EXERCISE INSTRUCTIONS: Select and reproduce each line of the listing below that bears the string "standalone".

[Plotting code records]
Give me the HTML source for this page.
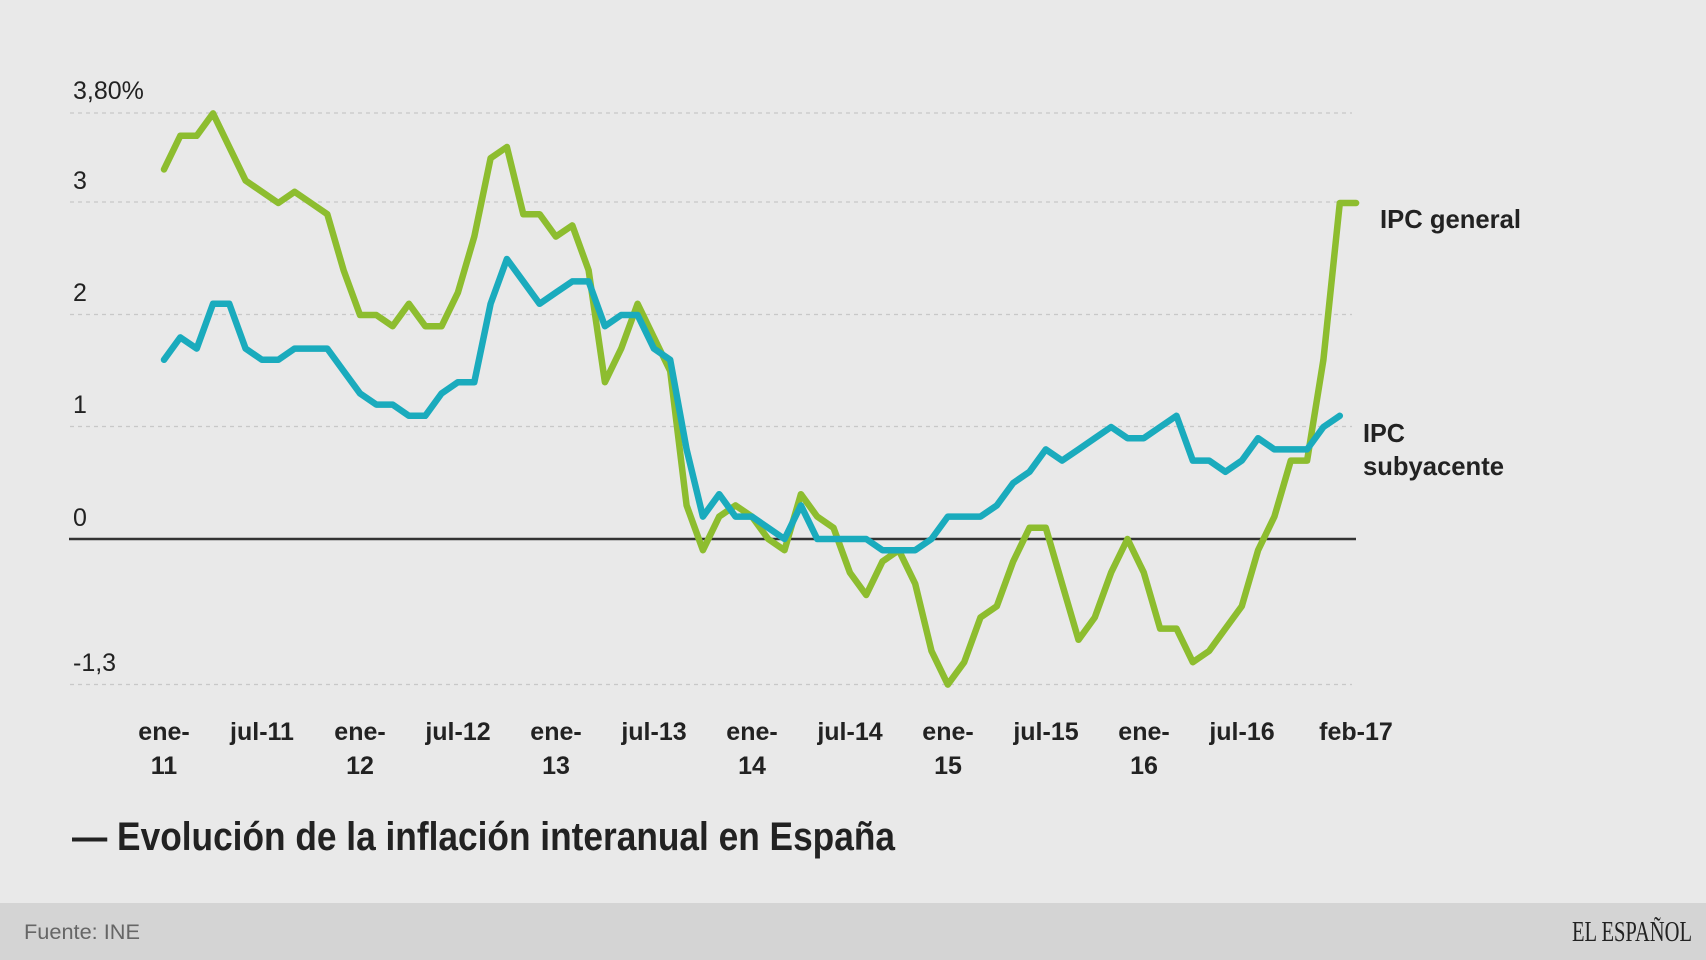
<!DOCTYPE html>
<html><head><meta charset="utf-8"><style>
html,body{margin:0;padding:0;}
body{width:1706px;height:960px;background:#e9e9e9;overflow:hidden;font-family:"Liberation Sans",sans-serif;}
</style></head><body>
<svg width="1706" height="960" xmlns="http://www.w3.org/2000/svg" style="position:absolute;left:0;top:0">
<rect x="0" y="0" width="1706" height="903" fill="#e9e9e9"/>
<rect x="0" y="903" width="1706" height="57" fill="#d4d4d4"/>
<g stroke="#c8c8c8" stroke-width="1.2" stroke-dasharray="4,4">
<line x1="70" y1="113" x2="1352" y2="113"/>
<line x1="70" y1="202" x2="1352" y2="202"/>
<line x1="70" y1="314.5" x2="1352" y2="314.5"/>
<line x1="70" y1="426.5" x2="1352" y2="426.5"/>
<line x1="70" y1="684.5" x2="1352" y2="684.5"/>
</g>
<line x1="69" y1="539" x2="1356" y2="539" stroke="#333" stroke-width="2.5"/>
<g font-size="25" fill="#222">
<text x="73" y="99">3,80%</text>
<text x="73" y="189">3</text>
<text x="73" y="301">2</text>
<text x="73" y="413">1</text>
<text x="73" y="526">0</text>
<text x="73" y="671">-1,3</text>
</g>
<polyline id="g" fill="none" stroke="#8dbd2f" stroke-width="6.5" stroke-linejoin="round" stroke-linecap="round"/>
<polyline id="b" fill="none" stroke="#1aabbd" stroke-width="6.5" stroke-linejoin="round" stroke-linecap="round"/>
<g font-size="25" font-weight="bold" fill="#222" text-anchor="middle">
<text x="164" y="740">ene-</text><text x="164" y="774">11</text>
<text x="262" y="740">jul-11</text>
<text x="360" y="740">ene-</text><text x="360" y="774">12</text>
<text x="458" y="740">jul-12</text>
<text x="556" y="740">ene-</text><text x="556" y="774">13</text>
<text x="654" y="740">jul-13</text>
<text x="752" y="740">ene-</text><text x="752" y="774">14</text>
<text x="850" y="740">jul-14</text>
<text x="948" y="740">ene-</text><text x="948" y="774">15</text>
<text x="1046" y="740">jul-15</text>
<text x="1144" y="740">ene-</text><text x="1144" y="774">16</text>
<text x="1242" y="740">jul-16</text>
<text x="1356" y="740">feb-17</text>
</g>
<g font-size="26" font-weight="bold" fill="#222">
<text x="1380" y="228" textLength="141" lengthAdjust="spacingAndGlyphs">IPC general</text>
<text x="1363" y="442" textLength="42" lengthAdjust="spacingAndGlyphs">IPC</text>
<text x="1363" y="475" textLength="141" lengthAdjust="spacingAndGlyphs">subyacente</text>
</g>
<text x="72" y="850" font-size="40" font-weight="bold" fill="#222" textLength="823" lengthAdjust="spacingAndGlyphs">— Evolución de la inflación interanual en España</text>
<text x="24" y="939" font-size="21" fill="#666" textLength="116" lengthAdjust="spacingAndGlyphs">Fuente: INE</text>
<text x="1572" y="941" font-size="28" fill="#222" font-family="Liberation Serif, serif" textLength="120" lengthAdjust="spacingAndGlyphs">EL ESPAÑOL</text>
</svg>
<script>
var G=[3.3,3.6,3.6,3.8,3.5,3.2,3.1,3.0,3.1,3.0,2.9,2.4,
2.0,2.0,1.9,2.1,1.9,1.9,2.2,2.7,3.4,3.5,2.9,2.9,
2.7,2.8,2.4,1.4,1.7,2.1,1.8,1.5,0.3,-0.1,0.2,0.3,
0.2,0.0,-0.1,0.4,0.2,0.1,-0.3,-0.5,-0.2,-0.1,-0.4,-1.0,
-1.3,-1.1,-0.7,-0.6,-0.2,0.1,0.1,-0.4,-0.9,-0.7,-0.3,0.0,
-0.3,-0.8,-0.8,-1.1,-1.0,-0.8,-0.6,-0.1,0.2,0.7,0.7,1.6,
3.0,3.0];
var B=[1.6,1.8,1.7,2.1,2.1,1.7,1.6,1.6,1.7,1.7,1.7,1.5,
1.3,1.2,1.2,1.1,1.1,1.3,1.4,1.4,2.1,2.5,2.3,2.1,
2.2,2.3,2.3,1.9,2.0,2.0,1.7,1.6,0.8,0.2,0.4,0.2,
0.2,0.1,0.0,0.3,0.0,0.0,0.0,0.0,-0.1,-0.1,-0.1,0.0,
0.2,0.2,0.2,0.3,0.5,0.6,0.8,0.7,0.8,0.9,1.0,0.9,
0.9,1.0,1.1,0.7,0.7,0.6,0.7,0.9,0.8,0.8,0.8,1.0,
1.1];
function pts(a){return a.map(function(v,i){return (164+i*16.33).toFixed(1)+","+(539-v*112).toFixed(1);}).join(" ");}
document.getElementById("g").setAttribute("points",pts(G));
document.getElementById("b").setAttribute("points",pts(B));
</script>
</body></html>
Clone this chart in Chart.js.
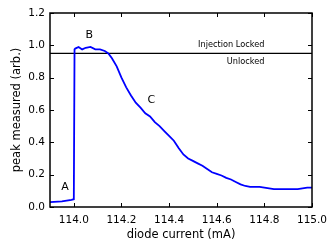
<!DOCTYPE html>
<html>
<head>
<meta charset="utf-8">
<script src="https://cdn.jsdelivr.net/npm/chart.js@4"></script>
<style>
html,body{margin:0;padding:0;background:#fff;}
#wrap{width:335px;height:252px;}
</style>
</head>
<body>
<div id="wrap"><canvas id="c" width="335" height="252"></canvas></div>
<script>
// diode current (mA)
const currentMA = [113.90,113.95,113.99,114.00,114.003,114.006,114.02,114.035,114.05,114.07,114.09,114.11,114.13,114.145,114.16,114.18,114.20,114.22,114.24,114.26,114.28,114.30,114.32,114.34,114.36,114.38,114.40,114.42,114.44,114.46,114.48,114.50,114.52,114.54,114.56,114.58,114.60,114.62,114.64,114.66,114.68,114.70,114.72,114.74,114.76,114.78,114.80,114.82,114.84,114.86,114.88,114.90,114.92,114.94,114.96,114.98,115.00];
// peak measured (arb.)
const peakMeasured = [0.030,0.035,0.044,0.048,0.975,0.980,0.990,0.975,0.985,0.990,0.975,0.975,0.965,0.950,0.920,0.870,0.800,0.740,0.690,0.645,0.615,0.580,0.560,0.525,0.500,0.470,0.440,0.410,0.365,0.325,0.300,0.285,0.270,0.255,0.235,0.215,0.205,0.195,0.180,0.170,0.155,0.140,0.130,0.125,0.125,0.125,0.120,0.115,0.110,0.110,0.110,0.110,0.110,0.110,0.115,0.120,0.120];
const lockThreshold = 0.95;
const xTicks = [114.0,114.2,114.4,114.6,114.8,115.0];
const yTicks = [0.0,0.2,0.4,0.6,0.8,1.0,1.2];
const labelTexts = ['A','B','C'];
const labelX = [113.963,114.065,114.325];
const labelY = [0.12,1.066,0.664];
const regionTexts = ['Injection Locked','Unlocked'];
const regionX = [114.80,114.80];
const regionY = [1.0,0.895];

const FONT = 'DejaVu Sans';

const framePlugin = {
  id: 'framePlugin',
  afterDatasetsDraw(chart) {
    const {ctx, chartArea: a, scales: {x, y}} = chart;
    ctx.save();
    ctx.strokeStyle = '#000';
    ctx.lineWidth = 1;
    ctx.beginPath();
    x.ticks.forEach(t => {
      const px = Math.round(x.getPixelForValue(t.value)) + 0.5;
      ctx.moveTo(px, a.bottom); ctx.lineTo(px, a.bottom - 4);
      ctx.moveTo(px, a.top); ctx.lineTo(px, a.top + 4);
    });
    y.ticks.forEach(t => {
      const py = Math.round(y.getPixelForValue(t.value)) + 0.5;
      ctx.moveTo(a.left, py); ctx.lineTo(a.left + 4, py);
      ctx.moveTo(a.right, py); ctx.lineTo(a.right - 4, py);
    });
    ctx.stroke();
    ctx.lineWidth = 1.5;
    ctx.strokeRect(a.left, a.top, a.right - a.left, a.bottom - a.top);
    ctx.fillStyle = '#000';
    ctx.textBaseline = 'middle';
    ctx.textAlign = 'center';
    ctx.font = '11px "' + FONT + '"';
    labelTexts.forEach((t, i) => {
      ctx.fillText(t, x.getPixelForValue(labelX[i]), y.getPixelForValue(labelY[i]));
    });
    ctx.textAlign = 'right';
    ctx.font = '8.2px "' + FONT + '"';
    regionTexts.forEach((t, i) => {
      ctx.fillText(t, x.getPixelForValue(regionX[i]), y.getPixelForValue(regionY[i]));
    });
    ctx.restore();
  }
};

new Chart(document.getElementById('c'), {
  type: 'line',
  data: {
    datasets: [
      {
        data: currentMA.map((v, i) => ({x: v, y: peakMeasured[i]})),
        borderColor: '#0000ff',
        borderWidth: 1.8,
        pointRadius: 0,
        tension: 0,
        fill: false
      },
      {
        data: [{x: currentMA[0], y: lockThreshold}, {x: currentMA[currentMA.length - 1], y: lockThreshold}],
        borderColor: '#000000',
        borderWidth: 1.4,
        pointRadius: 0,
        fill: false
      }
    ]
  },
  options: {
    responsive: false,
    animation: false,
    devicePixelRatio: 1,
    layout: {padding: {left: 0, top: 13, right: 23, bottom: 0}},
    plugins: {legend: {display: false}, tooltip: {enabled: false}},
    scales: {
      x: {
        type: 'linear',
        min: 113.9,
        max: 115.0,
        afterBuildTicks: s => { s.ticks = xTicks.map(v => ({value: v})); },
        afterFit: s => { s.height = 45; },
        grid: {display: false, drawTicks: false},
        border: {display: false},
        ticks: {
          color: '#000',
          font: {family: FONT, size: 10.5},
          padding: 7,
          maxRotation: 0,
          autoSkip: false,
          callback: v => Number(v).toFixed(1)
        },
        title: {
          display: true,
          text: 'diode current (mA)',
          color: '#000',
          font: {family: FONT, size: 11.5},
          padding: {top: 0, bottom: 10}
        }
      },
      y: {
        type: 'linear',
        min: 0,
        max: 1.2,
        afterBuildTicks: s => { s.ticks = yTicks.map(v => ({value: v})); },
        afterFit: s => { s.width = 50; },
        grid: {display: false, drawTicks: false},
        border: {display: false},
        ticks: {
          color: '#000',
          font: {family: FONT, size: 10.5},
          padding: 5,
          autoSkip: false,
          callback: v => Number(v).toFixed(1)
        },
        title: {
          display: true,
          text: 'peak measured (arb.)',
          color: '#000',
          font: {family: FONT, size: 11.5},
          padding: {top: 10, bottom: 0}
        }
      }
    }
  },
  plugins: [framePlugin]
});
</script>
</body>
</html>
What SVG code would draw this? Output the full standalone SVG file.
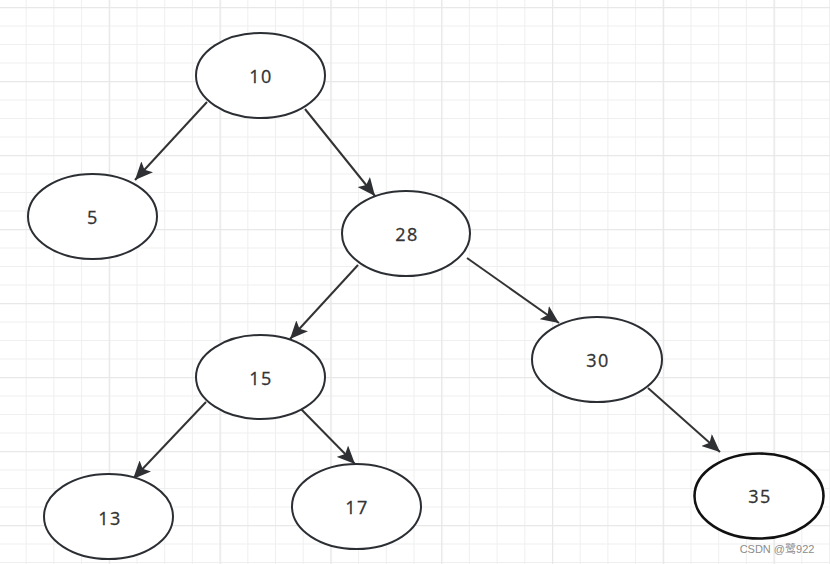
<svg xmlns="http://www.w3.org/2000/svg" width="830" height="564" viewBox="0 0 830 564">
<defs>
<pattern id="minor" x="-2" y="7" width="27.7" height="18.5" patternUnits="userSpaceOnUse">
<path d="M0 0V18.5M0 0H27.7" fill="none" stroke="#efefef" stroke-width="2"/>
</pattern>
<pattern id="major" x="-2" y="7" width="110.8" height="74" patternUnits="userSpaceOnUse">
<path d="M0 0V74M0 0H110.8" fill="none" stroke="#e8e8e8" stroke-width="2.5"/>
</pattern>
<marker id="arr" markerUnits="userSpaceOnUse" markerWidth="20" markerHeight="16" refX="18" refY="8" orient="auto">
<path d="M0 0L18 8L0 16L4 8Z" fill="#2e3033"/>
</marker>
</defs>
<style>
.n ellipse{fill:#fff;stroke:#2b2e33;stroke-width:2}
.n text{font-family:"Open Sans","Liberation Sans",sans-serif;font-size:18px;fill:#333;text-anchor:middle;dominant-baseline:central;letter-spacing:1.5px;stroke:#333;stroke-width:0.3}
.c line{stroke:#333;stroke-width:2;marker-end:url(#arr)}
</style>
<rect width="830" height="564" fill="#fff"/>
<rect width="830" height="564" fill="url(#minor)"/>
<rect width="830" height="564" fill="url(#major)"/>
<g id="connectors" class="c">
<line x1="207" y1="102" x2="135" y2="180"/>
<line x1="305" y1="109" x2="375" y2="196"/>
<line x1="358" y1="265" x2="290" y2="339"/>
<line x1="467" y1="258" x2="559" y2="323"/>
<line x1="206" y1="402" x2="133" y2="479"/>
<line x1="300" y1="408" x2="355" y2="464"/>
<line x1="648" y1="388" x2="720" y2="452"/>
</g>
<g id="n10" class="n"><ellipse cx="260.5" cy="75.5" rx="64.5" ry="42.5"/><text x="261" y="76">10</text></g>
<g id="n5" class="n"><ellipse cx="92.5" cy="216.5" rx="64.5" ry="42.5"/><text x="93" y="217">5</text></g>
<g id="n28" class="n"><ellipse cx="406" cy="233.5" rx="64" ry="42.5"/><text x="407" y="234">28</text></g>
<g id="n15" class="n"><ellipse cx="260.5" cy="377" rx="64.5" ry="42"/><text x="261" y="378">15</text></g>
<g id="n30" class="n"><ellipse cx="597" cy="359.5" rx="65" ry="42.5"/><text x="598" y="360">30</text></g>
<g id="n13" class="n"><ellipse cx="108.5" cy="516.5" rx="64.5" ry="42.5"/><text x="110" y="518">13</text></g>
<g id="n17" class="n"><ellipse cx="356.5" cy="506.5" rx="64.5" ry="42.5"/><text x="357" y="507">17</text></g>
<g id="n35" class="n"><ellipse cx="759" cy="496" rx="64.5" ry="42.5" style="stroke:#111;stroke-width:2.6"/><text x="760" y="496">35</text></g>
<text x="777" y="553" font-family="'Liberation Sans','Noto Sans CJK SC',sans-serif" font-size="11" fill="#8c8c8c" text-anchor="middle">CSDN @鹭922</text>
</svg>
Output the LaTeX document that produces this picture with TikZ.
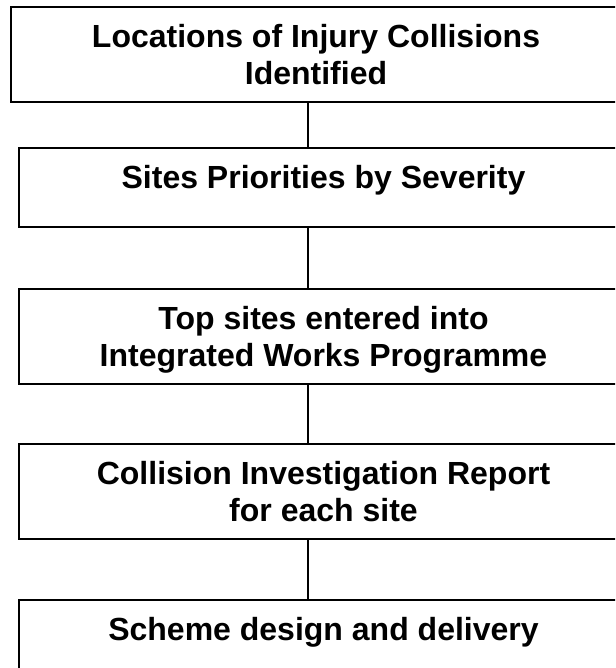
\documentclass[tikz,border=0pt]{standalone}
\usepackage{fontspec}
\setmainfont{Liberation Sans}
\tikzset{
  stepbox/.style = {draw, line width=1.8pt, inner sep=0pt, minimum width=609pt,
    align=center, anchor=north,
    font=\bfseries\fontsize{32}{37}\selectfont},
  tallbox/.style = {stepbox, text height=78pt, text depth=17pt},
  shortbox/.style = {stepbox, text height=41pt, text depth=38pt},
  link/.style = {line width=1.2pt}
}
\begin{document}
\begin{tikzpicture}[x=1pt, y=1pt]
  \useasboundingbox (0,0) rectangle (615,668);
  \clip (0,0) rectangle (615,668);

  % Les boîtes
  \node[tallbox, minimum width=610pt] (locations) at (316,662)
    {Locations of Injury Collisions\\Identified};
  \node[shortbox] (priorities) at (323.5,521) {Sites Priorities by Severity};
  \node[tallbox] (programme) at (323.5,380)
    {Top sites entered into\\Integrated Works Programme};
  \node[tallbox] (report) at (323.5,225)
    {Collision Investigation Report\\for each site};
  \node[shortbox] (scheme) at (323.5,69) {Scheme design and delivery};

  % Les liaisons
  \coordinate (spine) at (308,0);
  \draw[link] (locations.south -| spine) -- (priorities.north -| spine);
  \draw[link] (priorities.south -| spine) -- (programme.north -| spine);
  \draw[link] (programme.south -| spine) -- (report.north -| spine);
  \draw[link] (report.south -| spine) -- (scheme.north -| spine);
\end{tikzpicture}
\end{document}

EXERCISE RESULT:
What SVG code would draw this? Output the full standalone SVG file.
\documentclass[tikz,border=0pt]{standalone}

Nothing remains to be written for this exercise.